Coffee prices have had only 1 positive daily result over the past 5 sessions. The market continues to stay well clear of the late June lows in spite of subdued global demand and a likely record-high Brazilian crop. As a result, it may not take much in the way of fresh positive supply/demand news for a bounce. Forecasts calling for warmer and drier weather over Brazil’s key Arabica growing of south Minas Gerais through the end of next week was a source of pressure as that pattern minimizes the chances for potential frost damage over the next few weeks.

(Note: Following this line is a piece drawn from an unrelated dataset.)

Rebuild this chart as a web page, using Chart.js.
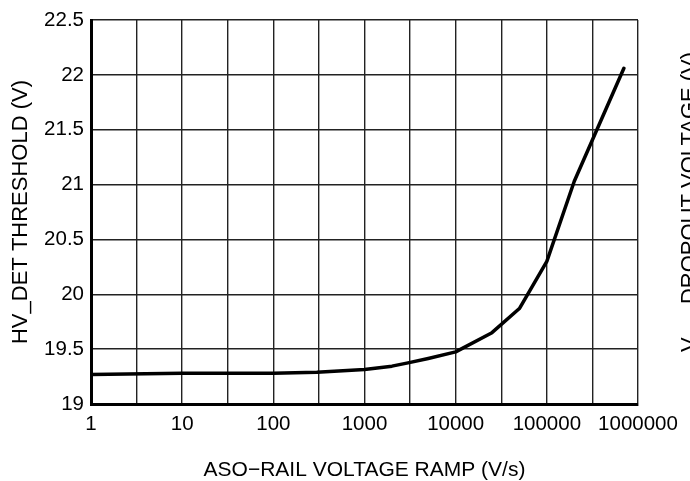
<!DOCTYPE html>
<html>
<head>
<meta charset="utf-8">
<script src="https://cdn.jsdelivr.net/npm/chart.js@4/dist/chart.umd.min.js"></script>
<style>
  html, body { margin: 0; padding: 0; background: #fff; }
  #wrap { width: 690px; height: 481px; position: relative; }
</style>
</head>
<body>
<div id="wrap"><canvas id="chart"></canvas></div>
<script>
// ramp rate (V/s) and threshold (V)
const rampValues = [1, 10, 100, 300, 1000, 2000, 3000, 5000, 10000, 25000, 50000, 100000, 200000, 700000];
const thresholdValues = [19.27, 19.28, 19.28, 19.29, 19.315, 19.345, 19.375, 19.415, 19.475, 19.65, 19.87, 20.3, 21.03, 22.06];

// grid every half decade, labels on the decades
const xGridValues = [1, 3.1623, 10, 31.623, 100, 316.23, 1000, 3162.3, 10000, 31623, 100000, 316230, 1000000];
const xLabelValues = [1, 10, 100, 1000, 10000, 100000, 1000000];

const FONT = "'Liberation Sans', Arial, Helvetica, sans-serif";

// the cut off right hand axis title
const rightTitle = {
  id: "rightTitle",
  afterDraw(chart) {
    const ctx = chart.ctx;
    ctx.save();
    ctx.translate(679, 352);
    ctx.rotate(-Math.PI / 2);
    ctx.fillStyle = "#000";
    ctx.textBaseline = "top";
    ctx.textAlign = "left";
    ctx.font = "22px " + FONT;
    ctx.fillText("V", 0, 0);
    let x = ctx.measureText("V").width;
    ctx.font = "14px " + FONT;
    ctx.fillText("DO", x, 10);
    x += ctx.measureText("DO").width;
    ctx.font = "22px " + FONT;
    ctx.fillText(", DROPOUT VOLTAGE (V)", x, 0);
    ctx.restore();
  }
};

new Chart(document.getElementById("chart"), {
  type: "line",
  data: {
    datasets: [{
      data: rampValues.map((v, i) => ({ x: v, y: thresholdValues[i] })),
      borderColor: "#000",
      borderWidth: 3.5,
      borderCapStyle: "round",
      borderJoinStyle: "round",
      pointRadius: 0,
      tension: 0,
      fill: false
    }]
  },
  options: {
    responsive: true,
    maintainAspectRatio: false,
    animation: false,
    events: [],
    layout: { padding: { top: 20, right: 52, left: 0, bottom: 0 } },
    plugins: {
      legend: { display: false },
      tooltip: { enabled: false }
    },
    scales: {
      x: {
        type: "logarithmic",
        min: 1,
        max: 1000000,
        afterBuildTicks: (scale) => {
          scale.ticks = xGridValues.map((v) => ({ value: v }));
        },
        afterFit: (scale) => { scale.height = 77; },
        ticks: {
          autoSkip: false,
          maxRotation: 0,
          padding: 8,
          color: "#000",
          font: { family: FONT, size: 20.5 },
          callback: (value) => xLabelValues.includes(value) ? String(value) : ""
        },
        grid: { color: "#222", lineWidth: 1.4, drawTicks: false },
        border: { color: "#000", width: 3 },
        title: {
          display: true,
          text: "ASO\u2212RAIL VOLTAGE RAMP (V/s)",
          color: "#000",
          font: { family: FONT, size: 21, lineHeight: 1 },
          padding: { top: 0, bottom: 0 }
        }
      },
      y: {
        min: 19,
        max: 22.5,
        afterFit: (scale) => { scale.width = 91; },
        ticks: {
          stepSize: 0.5,
          padding: 7,
          color: "#000",
          font: { family: FONT, size: 20.5 },
          callback: (value) => String(value)
        },
        grid: { color: "#222", lineWidth: 1.4, drawTicks: false },
        border: { color: "#000", width: 3 },
        title: {
          display: true,
          text: "HV_DET THRESHOLD (V)",
          color: "#000",
          font: { family: FONT, size: 22, lineHeight: 1.2 },
          padding: { top: 8, bottom: 0 }
        }
      }
    }
  },
  plugins: [rightTitle]
});
</script>
</body>
</html>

Follow-through selling overnight helps to confirm a short-term peak. Key resistance for December cotton is at 64.28. The hook reversal to close below this level is a bearish short-term technical signal. The reversal comes from an overbought condition. The early buying pushed the market up to the highest level since March 5. The market may have seen some profit taking ahead of the USDA supply demand report today. Some of the selling might have been brought on by the export sales report, which was disappointing relative to last week.
Sugar prices have found significant carryover support from the energy markets over the past few months. With fresh evidence of the sharp increase in Brazilian production, sugar prices are likely to remain on the defensive. A pullback in the Brazilian currency and a sizable selloff in energy prices weighed on sugar prices as it will encourage Brazil’s Center-South mills to produce more sugar as the expense of ethanol.